Kara Walker is one of the most highly regarded artists working in America today. She is best known for her technique of appropriating the 18th- and 19th-century figural format of the cut-paper silhouette, interweaving Southern antebellum nostalgia, Civil War iconography, and black racist stereotypes in powerful and often discomfiting imagery.
Walker created this series of fifteen large-scale prints combining lithography and screenprinting in 2005. Each print began with an enlargement of a woodcut plate from Alfred H. Guernsey and Henry M. Aldens Harpers Pictorial History of the Civil War, first published in Chicago in 1866. Once enlarged, these illustrations were then printed using offset lithography. Finally, they were screenprinted with an overlay of Walkers signature silhouetted figures, rendered in solid black ink.

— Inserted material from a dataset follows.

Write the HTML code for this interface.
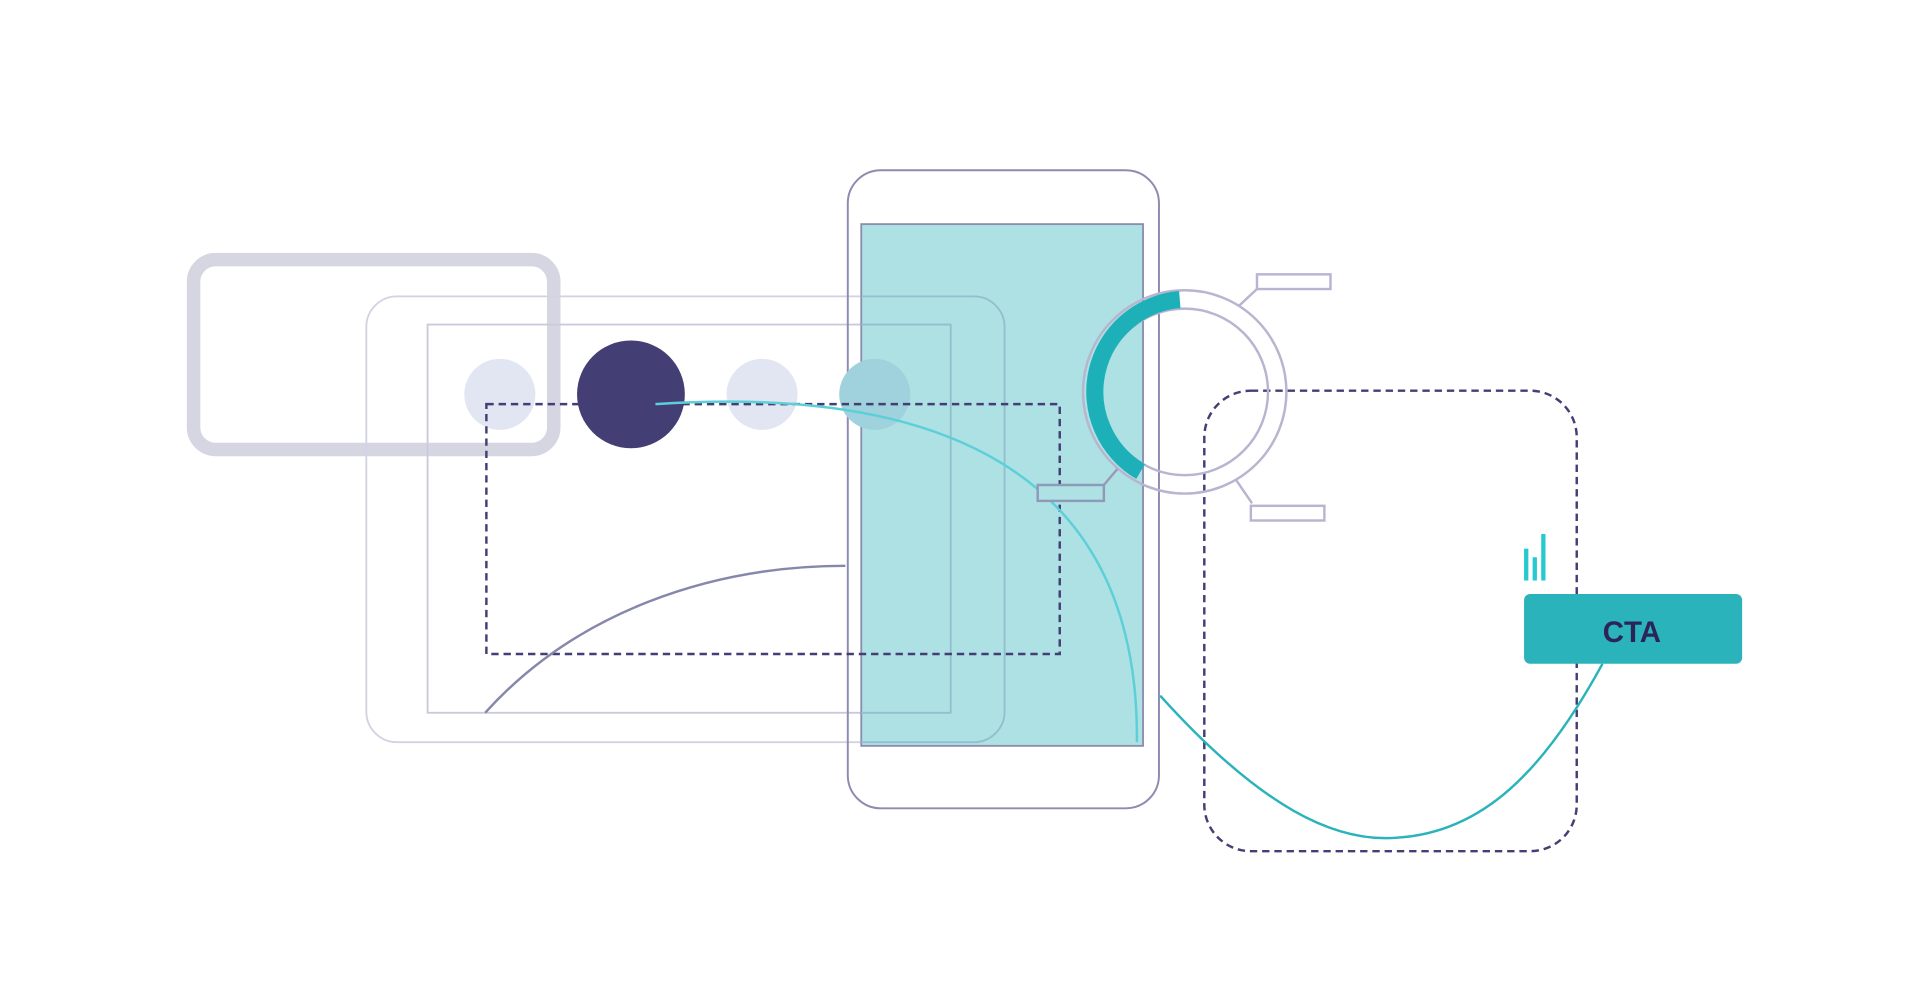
<!DOCTYPE html>
<html><head><meta charset="utf-8"><style>
html,body{margin:0;padding:0;background:#fff;width:1921px;height:981px;overflow:hidden}
svg{display:block}
</style></head><body>
<svg width="1921" height="981" viewBox="0 0 1568 801" preserveAspectRatio="none" xmlns="http://www.w3.org/2000/svg">
<rect x="158" y="212" width="294" height="155" rx="18" fill="none" stroke="#d6d6e3" stroke-width="11"/>
<rect x="299" y="242" width="521" height="364" rx="25" fill="none" stroke="#d3d2e2" stroke-width="1.5"/>
<rect x="349" y="265" width="427" height="317" fill="none" stroke="#cac9dc" stroke-width="1.5"/>
<circle cx="408" cy="322" r="29" fill="#e1e6f2"/>
<circle cx="622" cy="322" r="29" fill="#e1e6f2"/>
<rect x="692" y="139" width="254" height="521" rx="27" fill="none" stroke="#8d8bb0" stroke-width="1.6"/>
<rect x="703" y="183" width="230" height="426" fill="#aee1e3" stroke="#8d8bb0" stroke-width="1.5"/>
<g clip-path="url(#scr)">
<clipPath id="scr"><rect x="703" y="183" width="230" height="426"/></clipPath>
<rect x="299" y="242" width="521" height="364" rx="25" fill="none" stroke="#92bfcd" stroke-width="1.5"/>
<rect x="349" y="265" width="427" height="317" fill="none" stroke="#92bfcd" stroke-width="1.5"/>
</g>
<circle cx="714" cy="322" r="29" fill="#9fd2dc"/>
<circle cx="515" cy="322" r="44" fill="#433f75"/>
<rect x="397" y="330" width="468" height="204" fill="none" stroke="#433f75" stroke-width="2" stroke-dasharray="6 4"/>
<path d="M396,582 C470,500 580,462 690,462" fill="none" stroke="#8688ab" stroke-width="2"/>
<path d="M535,330 C760,315 930,380 928,606" fill="none" stroke="#5ccfd8" stroke-width="2"/>
<rect x="983" y="319" width="304" height="376" rx="38" fill="none" stroke="#433f75" stroke-width="2" stroke-dasharray="6 4"/>
<path d="M947,568 C1030,660 1090,688 1140,684 C1210,680 1260,630 1308,542" fill="none" stroke="#2ab3bb" stroke-width="2"/>
<circle cx="967" cy="320" r="83" fill="none" stroke="#b8b5d0" stroke-width="2"/>
<circle cx="967" cy="320" r="68" fill="none" stroke="#b8b5d0" stroke-width="2"/>
<path d="M963,244.6 A75.5,75.5 0 0 0 931,385" fill="none" stroke="#1eb0b8" stroke-width="14"/>
<path d="M1011,250 L1026,236" stroke="#b8b5d0" stroke-width="2"/>
<rect x="1026" y="224" width="60" height="12" fill="#fff" stroke="#b8b5d0" stroke-width="2"/>
<path d="M912,383 L901,396" stroke="#9a9ab8" stroke-width="2"/>
<rect x="847" y="396" width="54" height="13" fill="#aee1e3" stroke="#8d9ab8" stroke-width="2"/>
<path d="M1009,392 L1022,411" stroke="#b8b5d0" stroke-width="2"/>
<rect x="1021" y="413" width="60" height="12" fill="#fff" stroke="#b8b5d0" stroke-width="2"/>
<rect x="1244" y="448" width="3.5" height="26" fill="#27c9d0"/>
<rect x="1251" y="455" width="3.5" height="19" fill="#27c9d0"/>
<rect x="1258" y="436" width="3.5" height="38" fill="#27c9d0"/>
<rect x="1244" y="485" width="178" height="57" rx="5" fill="#2ab3bb"/>
<text x="1332" y="524" text-anchor="middle" font-family="Liberation Sans, sans-serif" font-weight="bold" font-size="24" fill="#2a2459">CTA</text>
</svg>
</body></html>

This print series marks the first time Walker has incorporated into her work the type of visual cultural material that influenced the development of her own aesthetic. With Harpers Pictorial History of the Civil War (Annotated), Walker turns what had formerly been quaint Victorian parlor art into fueled narratives about slavery, sexuality, violence, race, and American culture. For the past twenty years, Walker has investigated disturbing aspects of American culture and human psyche through the interactions and identities of her silhouetted characters, employing a sharp-edged sense of humor. She satirizes the constructs of stereotypes as she stretches them to extreme forms, asking viewers to sort out fantasy from reality, and, in the process, examine our own prejudices.
The exhibition is one of a suite of three at the Museum this Fall which commemorates the Civil War. Also on view are Civil War Objects from the University of Vermont Collections and a rarely seen collection of battlefield drawings, Civil War Era Drawings from the Becker Collection. Kara Walker: Harpers Pictorial History of the Civil War (Annotated) is generously supported by the Kalkin Family Exhibitions Endowment Fund, Lillian and Billy Mauer, and the Contemporary Art Fund.